Field (geography)

Field (geography)

In the context of Spatial Analysis, Geographic Information Systems, and Geographic Information Science, the term field has been adopted from physics, in which it denotes a quantity that can be theoretically assigned to any point of space, such as temperature or density. This use of field is synonymous with the spatially dependent variable that forms the foundation of geostatistics and crossbreeding between these disciplines is common. Both scalar and vector fields are found in geographic applications, although the former is more common. The simplest formal model for a field is the function, which yields a single value given a point in space (i.e., "t" = f("x", "y", "z") )

Even though the basic concept of a field came from physics, geographers have developed independent theories, data models, and analytical methods. One reason for this apparent disconnect is that "geographic fields" tend to have a different fundamental nature than physical fields; that is, they have patterns similar to gravity and magnetism, but are in reality very different. Common types of geographic fields include:

* Natural fields, properties of matter that are formed at scales below that of human perception, such as temperature or soil moisture.
* Artificial or aggregate fields, statistically constructed properties of aggregate groups of individuals, such as population density.
* Fields of potential, which measure conceptual, non-material quantities (and are thus most closely related to the fields of physics), such as the probability that a person at any given location will prefer to use a particular facility (e.g. a grocery store).

Geographic fields can exist over a temporal domain as well as space.

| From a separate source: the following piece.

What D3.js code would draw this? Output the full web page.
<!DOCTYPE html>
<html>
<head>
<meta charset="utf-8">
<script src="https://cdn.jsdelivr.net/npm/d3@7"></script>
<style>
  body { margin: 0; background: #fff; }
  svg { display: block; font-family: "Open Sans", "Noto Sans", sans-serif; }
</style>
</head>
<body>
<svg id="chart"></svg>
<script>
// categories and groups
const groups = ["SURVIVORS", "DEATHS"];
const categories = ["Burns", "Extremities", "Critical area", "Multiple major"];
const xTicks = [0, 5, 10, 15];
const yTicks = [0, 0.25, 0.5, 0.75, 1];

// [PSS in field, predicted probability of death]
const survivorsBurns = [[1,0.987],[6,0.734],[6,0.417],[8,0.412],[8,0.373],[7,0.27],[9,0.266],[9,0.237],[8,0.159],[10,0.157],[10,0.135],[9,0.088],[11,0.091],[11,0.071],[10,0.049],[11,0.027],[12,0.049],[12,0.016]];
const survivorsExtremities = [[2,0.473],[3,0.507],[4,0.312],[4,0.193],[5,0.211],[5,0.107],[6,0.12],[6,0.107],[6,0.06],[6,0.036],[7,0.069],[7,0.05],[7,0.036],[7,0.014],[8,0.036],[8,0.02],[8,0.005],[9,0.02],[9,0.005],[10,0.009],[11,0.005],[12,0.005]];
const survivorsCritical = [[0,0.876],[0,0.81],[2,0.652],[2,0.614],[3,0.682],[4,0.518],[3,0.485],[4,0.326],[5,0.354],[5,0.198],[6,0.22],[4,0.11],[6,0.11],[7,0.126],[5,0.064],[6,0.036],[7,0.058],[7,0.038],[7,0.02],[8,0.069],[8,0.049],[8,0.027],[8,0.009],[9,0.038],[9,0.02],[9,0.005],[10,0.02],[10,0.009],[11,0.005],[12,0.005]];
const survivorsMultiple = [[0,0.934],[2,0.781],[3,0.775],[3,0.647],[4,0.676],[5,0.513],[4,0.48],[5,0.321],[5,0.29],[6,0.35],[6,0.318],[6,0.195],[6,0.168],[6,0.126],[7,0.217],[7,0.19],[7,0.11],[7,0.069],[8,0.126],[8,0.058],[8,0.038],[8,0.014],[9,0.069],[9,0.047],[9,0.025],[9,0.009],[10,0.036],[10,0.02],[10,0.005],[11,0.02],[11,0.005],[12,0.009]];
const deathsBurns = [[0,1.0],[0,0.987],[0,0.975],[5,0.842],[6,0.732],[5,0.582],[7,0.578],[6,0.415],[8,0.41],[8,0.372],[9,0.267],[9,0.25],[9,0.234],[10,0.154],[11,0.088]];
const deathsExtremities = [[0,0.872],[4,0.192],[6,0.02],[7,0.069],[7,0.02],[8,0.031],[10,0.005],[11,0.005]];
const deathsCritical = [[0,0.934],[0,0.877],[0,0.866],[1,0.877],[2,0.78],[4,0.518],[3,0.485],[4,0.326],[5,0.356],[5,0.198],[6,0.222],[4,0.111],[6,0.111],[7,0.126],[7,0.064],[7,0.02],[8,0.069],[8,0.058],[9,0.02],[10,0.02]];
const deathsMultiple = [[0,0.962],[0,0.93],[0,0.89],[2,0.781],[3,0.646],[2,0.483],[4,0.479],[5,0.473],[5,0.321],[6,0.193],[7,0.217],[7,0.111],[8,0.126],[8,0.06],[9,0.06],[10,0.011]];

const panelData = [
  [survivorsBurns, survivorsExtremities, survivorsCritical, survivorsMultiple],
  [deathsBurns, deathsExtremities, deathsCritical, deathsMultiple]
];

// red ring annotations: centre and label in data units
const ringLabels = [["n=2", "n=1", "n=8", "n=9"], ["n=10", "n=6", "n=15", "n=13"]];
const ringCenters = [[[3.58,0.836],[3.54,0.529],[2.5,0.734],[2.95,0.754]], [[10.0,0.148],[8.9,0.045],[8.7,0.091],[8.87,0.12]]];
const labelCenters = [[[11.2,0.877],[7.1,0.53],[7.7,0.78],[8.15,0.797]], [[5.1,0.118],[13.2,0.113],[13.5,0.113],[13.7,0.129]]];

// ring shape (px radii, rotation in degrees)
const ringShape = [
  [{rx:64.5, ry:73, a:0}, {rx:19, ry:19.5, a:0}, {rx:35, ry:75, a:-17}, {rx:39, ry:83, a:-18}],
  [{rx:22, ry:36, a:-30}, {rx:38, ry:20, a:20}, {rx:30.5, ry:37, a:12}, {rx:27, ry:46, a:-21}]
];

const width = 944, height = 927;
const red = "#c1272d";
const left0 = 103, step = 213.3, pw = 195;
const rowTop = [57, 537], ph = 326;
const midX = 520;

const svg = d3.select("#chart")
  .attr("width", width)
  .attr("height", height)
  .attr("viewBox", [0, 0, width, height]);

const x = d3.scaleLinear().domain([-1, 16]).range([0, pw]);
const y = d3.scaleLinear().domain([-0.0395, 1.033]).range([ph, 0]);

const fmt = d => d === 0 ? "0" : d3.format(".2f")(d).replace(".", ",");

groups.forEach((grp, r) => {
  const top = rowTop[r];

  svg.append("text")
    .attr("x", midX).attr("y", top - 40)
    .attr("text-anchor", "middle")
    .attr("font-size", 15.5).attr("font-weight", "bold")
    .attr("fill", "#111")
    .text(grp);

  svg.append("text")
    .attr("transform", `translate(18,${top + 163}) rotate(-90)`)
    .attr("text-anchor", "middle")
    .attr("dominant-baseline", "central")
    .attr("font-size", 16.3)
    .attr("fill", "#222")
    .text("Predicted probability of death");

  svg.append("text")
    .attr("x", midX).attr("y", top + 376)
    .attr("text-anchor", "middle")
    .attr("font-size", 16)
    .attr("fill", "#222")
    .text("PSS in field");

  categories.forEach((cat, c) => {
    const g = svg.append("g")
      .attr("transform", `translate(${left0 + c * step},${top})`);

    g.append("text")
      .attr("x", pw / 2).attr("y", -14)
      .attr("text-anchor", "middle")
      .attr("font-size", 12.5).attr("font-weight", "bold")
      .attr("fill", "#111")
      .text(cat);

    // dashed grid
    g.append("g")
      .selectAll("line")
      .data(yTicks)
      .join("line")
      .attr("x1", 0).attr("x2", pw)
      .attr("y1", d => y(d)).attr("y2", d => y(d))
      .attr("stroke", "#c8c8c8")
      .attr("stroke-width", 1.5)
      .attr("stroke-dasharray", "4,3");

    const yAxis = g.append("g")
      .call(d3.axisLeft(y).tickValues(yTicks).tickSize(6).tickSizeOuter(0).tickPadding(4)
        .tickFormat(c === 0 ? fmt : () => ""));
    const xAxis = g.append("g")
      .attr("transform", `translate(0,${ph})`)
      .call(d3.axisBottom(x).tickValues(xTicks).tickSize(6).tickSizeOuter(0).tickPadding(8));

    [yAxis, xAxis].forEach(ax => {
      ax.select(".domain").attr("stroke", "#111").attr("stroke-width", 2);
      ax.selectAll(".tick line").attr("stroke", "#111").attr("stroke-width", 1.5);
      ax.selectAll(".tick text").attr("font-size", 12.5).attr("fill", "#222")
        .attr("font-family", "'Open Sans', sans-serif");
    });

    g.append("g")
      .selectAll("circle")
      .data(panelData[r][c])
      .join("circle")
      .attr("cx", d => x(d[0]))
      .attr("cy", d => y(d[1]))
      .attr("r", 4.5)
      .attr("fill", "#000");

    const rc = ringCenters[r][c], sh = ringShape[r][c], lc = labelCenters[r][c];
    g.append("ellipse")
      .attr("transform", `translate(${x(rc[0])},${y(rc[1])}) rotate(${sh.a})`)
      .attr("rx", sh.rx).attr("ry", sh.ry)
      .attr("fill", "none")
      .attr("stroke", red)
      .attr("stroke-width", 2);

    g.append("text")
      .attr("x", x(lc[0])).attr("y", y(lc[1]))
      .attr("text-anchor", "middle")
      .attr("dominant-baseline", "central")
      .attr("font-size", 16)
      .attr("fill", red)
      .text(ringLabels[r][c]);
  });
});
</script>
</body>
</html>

For example, temperature varies over time as well as location in space. In fact, many of the methods used in Time Geography and similar spatiotemporal models treat the location of an individual as a function or field over time.

History and Methods

The modeling and analysis of fields in geographic applications was developed in five essentially separate movements, which have gradually been integrated in recent years.
* The quantitative revolution of geography, starting in the 1950's, and leading to the modern discipline of spatial analysis; especially techniques such as the gravity model.
* The development of raster GIS models and software, starting with the Canadian Geographic Information System in the 1960's.
* The technique of cartographic modeling, pioneered by Ian McHarg in the 1960's and later formalized in a field-centric form by Dana Tomlin as map algebra.
* Geostatistics, which arose from geology starting in the 1950's.
* Cartographic techniques for visualizing "statistical surfaces" (another synonym for fields), including choropleth and isarithmic maps.

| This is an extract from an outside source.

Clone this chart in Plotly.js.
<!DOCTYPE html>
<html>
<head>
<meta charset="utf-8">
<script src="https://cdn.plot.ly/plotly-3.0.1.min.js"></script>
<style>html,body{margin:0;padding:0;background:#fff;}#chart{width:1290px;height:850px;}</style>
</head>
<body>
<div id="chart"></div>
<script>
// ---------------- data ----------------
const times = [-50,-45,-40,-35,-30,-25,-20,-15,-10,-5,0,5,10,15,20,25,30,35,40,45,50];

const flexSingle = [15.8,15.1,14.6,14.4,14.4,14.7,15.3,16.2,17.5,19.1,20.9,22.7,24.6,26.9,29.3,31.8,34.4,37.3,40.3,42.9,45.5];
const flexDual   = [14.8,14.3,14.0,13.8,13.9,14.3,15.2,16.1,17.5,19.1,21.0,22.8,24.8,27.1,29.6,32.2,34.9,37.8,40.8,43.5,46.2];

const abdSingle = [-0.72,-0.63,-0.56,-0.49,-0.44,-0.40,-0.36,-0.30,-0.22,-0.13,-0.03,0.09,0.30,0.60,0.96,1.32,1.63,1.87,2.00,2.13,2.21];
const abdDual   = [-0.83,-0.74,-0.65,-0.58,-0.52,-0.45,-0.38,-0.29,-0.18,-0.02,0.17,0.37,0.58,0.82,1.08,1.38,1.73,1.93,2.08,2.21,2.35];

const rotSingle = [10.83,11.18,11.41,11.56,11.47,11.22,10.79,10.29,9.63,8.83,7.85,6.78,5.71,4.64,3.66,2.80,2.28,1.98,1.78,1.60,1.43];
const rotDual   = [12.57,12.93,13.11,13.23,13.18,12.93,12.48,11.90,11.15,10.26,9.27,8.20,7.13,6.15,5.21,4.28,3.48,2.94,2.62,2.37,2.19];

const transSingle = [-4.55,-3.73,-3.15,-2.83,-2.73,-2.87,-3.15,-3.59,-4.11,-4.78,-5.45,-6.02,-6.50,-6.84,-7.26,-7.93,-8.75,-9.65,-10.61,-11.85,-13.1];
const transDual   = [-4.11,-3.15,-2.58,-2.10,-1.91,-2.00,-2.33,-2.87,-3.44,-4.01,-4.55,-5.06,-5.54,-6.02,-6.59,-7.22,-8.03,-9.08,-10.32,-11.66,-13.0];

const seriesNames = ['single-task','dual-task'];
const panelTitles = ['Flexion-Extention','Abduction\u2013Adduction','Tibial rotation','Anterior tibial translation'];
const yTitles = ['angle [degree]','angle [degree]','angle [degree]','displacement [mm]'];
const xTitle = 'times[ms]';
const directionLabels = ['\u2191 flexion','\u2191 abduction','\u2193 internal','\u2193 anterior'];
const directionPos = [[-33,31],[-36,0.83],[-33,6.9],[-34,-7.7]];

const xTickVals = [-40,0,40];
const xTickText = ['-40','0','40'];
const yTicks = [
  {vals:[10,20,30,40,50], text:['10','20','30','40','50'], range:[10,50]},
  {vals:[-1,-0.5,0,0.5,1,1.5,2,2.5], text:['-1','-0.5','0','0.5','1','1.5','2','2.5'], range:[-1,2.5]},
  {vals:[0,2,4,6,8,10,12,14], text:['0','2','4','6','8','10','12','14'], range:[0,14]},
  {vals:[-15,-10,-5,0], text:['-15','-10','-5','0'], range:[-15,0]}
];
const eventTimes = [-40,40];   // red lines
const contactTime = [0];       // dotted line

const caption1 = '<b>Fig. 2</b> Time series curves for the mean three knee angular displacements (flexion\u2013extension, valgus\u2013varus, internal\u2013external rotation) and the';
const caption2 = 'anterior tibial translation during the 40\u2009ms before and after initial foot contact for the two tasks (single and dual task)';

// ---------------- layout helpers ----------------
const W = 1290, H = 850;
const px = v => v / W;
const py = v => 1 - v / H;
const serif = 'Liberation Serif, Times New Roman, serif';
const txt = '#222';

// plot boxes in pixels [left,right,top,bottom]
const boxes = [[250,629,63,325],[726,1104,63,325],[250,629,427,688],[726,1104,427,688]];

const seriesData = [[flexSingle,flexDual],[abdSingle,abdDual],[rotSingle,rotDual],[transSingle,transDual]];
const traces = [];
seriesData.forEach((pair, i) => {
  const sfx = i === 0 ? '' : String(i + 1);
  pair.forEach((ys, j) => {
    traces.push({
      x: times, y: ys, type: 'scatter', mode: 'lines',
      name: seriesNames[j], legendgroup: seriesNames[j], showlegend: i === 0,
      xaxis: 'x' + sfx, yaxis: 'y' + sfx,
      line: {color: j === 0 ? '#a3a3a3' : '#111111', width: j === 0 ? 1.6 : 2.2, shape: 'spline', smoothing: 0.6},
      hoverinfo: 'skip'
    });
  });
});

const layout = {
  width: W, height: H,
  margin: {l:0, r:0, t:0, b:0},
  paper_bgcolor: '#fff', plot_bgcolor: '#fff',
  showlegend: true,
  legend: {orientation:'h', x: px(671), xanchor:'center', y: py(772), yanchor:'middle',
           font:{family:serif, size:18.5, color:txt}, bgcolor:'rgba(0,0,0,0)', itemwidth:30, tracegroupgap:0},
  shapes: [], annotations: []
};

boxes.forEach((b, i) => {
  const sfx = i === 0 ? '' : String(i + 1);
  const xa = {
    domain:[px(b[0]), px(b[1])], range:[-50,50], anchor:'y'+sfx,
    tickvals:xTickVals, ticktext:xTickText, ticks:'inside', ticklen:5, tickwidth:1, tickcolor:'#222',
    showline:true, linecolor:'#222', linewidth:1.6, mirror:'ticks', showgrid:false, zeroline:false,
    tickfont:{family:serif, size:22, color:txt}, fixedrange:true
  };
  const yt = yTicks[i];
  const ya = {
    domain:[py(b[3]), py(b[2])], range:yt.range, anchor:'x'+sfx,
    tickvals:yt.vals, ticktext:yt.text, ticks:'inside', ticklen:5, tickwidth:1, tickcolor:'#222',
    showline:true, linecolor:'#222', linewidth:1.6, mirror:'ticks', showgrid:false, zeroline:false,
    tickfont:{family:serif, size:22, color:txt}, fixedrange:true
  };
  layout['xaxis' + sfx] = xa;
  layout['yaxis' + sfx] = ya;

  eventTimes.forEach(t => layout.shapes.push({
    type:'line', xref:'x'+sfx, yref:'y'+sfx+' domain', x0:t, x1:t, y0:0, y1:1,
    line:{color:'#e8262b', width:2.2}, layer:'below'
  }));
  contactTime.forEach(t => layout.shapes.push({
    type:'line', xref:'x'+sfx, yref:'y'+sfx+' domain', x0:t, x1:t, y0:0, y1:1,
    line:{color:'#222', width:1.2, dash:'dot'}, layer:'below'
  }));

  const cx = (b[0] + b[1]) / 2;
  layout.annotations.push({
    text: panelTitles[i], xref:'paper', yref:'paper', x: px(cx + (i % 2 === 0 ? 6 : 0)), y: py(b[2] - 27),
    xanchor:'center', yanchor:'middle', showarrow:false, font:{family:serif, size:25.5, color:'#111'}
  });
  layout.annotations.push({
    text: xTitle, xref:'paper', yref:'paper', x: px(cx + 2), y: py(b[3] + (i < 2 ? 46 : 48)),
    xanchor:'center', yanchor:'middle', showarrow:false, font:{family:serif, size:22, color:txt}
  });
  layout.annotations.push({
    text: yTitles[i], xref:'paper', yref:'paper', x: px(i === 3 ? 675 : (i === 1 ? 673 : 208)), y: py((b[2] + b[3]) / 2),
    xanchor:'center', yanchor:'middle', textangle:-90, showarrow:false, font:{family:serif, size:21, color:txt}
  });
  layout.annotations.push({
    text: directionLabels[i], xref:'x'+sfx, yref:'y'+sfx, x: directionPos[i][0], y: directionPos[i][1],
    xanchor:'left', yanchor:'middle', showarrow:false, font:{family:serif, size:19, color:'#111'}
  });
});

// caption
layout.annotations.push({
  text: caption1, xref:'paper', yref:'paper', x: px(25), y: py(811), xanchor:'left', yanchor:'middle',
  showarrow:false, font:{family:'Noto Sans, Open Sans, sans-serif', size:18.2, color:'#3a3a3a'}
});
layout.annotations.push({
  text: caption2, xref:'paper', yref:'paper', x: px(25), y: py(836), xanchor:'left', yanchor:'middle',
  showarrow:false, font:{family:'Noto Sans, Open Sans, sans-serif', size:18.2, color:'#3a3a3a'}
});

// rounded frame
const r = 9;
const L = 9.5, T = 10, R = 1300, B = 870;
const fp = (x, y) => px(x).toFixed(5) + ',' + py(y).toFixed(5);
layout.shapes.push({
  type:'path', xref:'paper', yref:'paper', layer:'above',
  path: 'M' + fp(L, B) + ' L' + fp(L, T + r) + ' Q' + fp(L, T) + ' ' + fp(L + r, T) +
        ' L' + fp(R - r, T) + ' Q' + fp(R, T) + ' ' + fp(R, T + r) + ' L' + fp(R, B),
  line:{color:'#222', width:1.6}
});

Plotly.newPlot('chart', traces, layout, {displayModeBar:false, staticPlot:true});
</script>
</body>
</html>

The single concept that underlies each of these methods is the concept of spatial dependence or spatial autocorrelation, probably most succinctly expressed as Tobler's first law of geography: "Everything is related to everything else, but near things are more related than distant things." Although it is more of a general tendency than a universal law, Tobler's Law (and the frequent exceptions to it) forms the basic language for understanding patterns in geographic fields.

This use of field should not be confused with that of computer science and databases, which is also frequently used in geographic information systems.